The atmosphere of the evening is lively with Italian music playing loudly on the speakers, giving kids license to be their noisy selves.  Seatings are at 5pm and 7pm, so there is the early option for families with little ones.  Our kids enjoyed the bread and pasta and one of them even ate from the salumi plate, but the best part of the night for them was making pizzas with Chef Manny.

Along with salumi plates, bread, and beverages, the pizzas are brought to the table, and Chef Manny shouts the names of the pizzas as they leave his prep station so that the servers will come get the pie, walk it outside to the wood-fired oven, and return with a plate of delicious pizza.

This handcrafted artisan pizza has garlic aioli instead of tomato sauce, and is topped with butternut squash, spinach, and goat cheese.  Since our son made it, the taste was even more wonderful.  Of course, by the time it was done, the adults were filled with all of the other treats, and we still had to save room for dessert:

The gelato cart was serving up a variety of flavors.  We tried peanut butter and jelly, salted caramel, and pumpkin.  The PB&J was the grown-up favorite, while good old chocolate was a tried and true hit with the kids.  We also sampled the tiramisu (perfect) and one of each of the fancy tarts.  See that tray of shot glasses toward the middle of the bottom of the photo above?  Those glasses hold vanilla custard served in eggshells topped with tiny diced strawberries.
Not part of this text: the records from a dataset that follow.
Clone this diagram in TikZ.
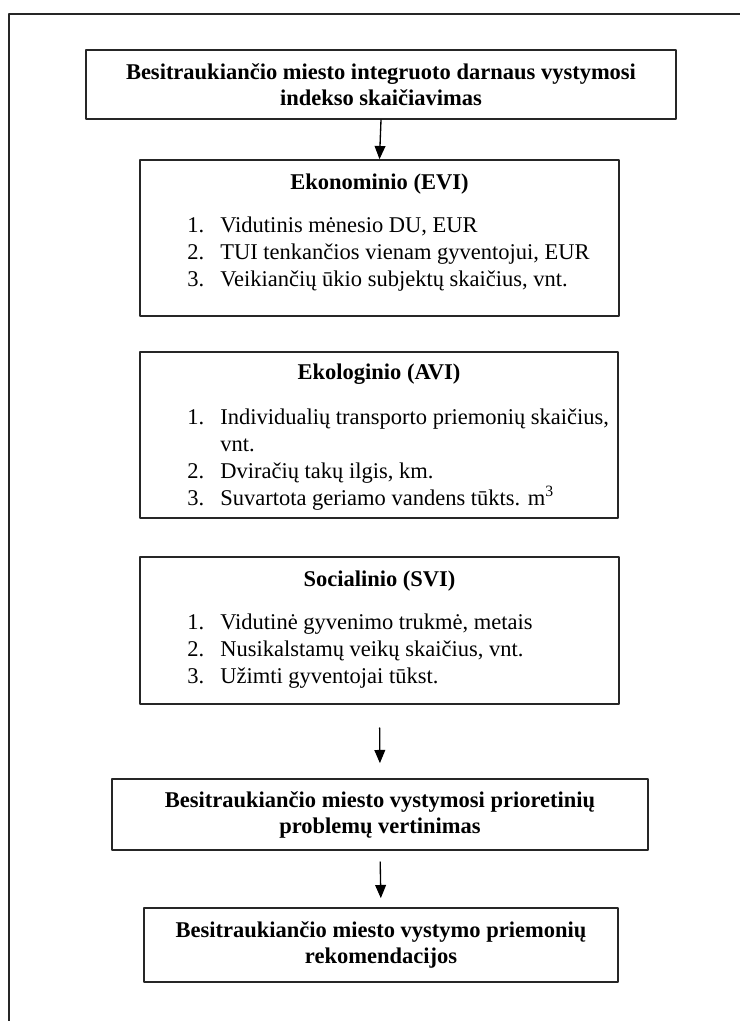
\documentclass[tikz,border=0pt]{standalone}
\usepackage{fontspec}
\setmainfont{Liberation Serif}
\usepackage{tikz}
\usetikzlibrary{arrows,calc}
\newcommand{\pxu}{0.6pt}

\tikzset{
  frame/.style={draw=black!85,line width=1.2pt},
  box/.style={draw=black!85,line width=1.1pt,inner sep=0pt,align=center,
    font=\fontsize{13.5}{15.6}\selectfont\bfseries},
  boxtitle/.style={anchor=base,inner sep=0pt,font=\fontsize{13.5}{15}\selectfont\bfseries},
  itemlist/.style={anchor=north west,inner sep=0pt,font=\fontsize{13.5}{16.2}\selectfont},
  arr/.style={->,draw=black,line width=0.8pt}
}

\begin{document}
\begin{tikzpicture}[x=0.6pt,y=-0.6pt,line cap=round,line join=round,>=triangle 45]
\useasboundingbox (0,0) rectangle (739,1021);
% outer frame (open at right and bottom)
\draw[frame] (745,14) -- (9,14) -- (9,1030);

% index box
\node[box,minimum width=590*\pxu,minimum height=69*\pxu] (index) at (381,84.5)
  {Besitraukiančio miesto integruoto darnaus vystymosi\\indekso skaičiavimas};

% economic
\node[box,minimum width=479*\pxu,minimum height=156*\pxu] (evi) at (379.5,238) {};
\node[boxtitle] (evititle) at (379.5,189) {Ekonominio (EVI)};
\node[itemlist] (eviitems) at (187,213) {\begin{tabular}{@{}p{19.8pt}@{}l@{}}
1. & Vidutinis mėnesio DU, EUR\\
2. & TUI tenkančios vienam gyventojui, EUR\\
3. & Veikiančių ūkio subjektų skaičius, vnt.
\end{tabular}};

% ecological
\node[box,minimum width=478*\pxu,minimum height=166*\pxu] (avi) at (379,435) {};
\node[boxtitle] (avititle) at (379,379) {Ekologinio (AVI)};
\node[itemlist] (aviitems) at (187,405) {\begin{tabular}{@{}p{19.8pt}@{}l@{}}
1. & Individualių transporto priemonių skaičius,\\
   & vnt.\\
2. & Dviračių takų ilgis, km.\\
3. & Suvartota geriamo vandens tūkts. m\textsuperscript{3}
\end{tabular}};

% social
\node[box,minimum width=479*\pxu,minimum height=147*\pxu] (svi) at (379.5,630.5) {};
\node[boxtitle] (svititle) at (379.5,586) {Socialinio (SVI)};
\node[itemlist] (sviitems) at (187,610) {\begin{tabular}{@{}p{19.8pt}@{}l@{}}
1. & Vidutinė gyvenimo trukmė, metais\\
2. & Nusikalstamų veikų skaičius, vnt.\\
3. & Užimti gyventojai tūkst.
\end{tabular}};

% priorities and measures
\node[box,minimum width=536*\pxu,minimum height=71*\pxu] (prob) at (380,814.5)
  {Besitraukiančio miesto vystymosi prioretinių\\problemų vertinimas};
\node[box,minimum width=474*\pxu,minimum height=74*\pxu] (rec) at (381,945)
  {Besitraukiančio miesto vystymo priemonių\\rekomendacijos};

% arrows
\draw[arr] (index.south) -- (evi.north);
\draw[arr,shorten <=13.8pt,shorten >=9pt] (svi.south) -- (prob.north);
\draw[arr,shorten <=6.6pt,shorten >=5.4pt] (prob.south) -- (rec.north);
\end{tikzpicture}
\end{document}
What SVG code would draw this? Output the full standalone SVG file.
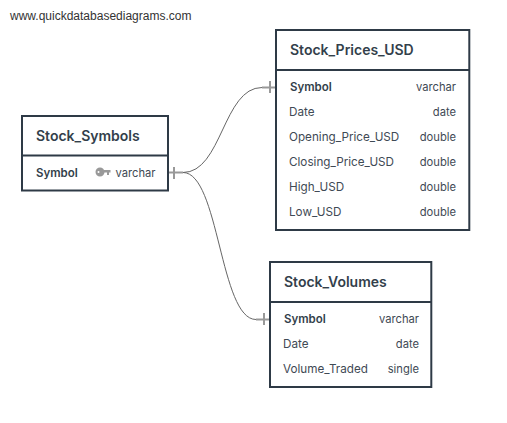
<svg xmlns="http://www.w3.org/2000/svg" width="507" height="423" viewBox="0 0 507 423">
<style>
text{font-family:Inter,"Liberation Sans",sans-serif;fill:#3f4a55;font-size:11.700px}
.t{font-size:14px;font-weight:600;fill:#333f4b}
.b{font-weight:600;font-size:11.500px;fill:#333f4b}
.r{text-anchor:end;font-size:11.200px}
.u{font-family:"Liberation Sans",Arial,sans-serif;font-size:12px;fill:#333}
.box{fill:#fff;stroke:#2e3a46;stroke-width:2}
.sep{stroke:#2e3a46;stroke-width:2;fill:none}
.c{fill:none;stroke:#666;stroke-width:1}
.m{fill:none;stroke:#999;stroke-width:2}
</style>
<rect width="507" height="423" fill="#fff"/>
<text class="u" x="10" y="20">www.quickdatabasediagrams.com</text>
<g id="connectors">
<path class="m" d="M169 172.500H183M174 167V179M262 87.500H276M270 81V93M256 319.500H270M264 313V325"/>
<path class="c" d="M183 172.500C222 172.500 223 87.500 262 87.500"/>
<path class="c" d="M183 172.500C219 172.500 220 319.500 256 319.500"/>
</g>
<g id="Stock_Symbols">
<rect class="box" x="22" y="116" width="146" height="74.500"/>
<path class="sep" d="M22 155.500H168"/>
<text class="t" x="36" y="141">Stock_Symbols</text>
<text class="b" x="36" y="177">Symbol</text>
<g fill="#999"><path fill-rule="evenodd" d="M100 167.500a4.500 4.500 0 1 1 0 9a4.500 4.500 0 1 1 0-9zM98.500 171a1 1 0 1 0 0 2a1 1 0 1 0 0-2z"/><path d="M103 170H110.500V172.500H109V175H107V172.500H103Z"/></g>
<text class="r" x="155.500" y="177">varchar</text>
</g>
<g id="Stock_Prices_USD">
<rect class="box" x="276" y="30" width="193.300" height="200"/>
<path class="sep" d="M276 70H469"/>
<text class="t" x="290" y="55">Stock_Prices_USD</text>
<text class="b" x="290" y="91">Symbol</text><text class="r" x="456" y="91">varchar</text>
<text x="289" y="116">Date</text><text class="r" x="456" y="116">date</text>
<text x="289" y="141">Opening_Price_USD</text><text class="r" x="456" y="141">double</text>
<text x="289" y="166">Closing_Price_USD</text><text class="r" x="456" y="166">double</text>
<text x="289" y="191">High_USD</text><text class="r" x="456" y="191">double</text>
<text x="289" y="216">Low_USD</text><text class="r" x="456" y="216">double</text>
</g>
<g id="Stock_Volumes">
<rect class="box" x="270" y="262" width="161.300" height="125"/>
<path class="sep" d="M270 302H431"/>
<text class="t" x="284" y="287">Stock_Volumes</text>
<text class="b" x="284" y="323">Symbol</text><text class="r" x="419" y="323">varchar</text>
<text x="283" y="348">Date</text><text class="r" x="419" y="348">date</text>
<text x="283" y="373">Volume_Traded</text><text class="r" x="419" y="373">single</text>
</g>
</svg>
I was so delighted by the presentation that I forgot to get a close-up before I gobbled it down.

Also with dessert I tasted the special authentic limoncello that restaurant manager Massimo Cibelli told me is made from lemons grafted from Sorrento in Italy.  They are grown in Ventura, where the limoncello is made.  Served chilled, alone it is tart and powerful.  Poured over ice and mixed with sparkling wine, it would be a perfect dessert cocktail to sip by the pool in the summer.  Alas.

On this night it was snowing outside the Lobby Lounge.  It was manufactured snow, but it was snow nonetheless.  We shall have to return on a warmer evening and test my theory.

Executive Chef Mario Alcocer (below, left) conceived Mercato Italiano as a one-time special event, but it was so popular that the feature is now weekly with no end in sight.  The restaurant fills both seatings regularly, so reservations are recommended.

Not Italian, but very good with his delizioso.

Mercato Italiano happens every Saturday evening starting at 5:00 pm.  Prices are $45 for adults and $25 for children.  My family and I were guests of the hotel at this meal to facilitate this feature.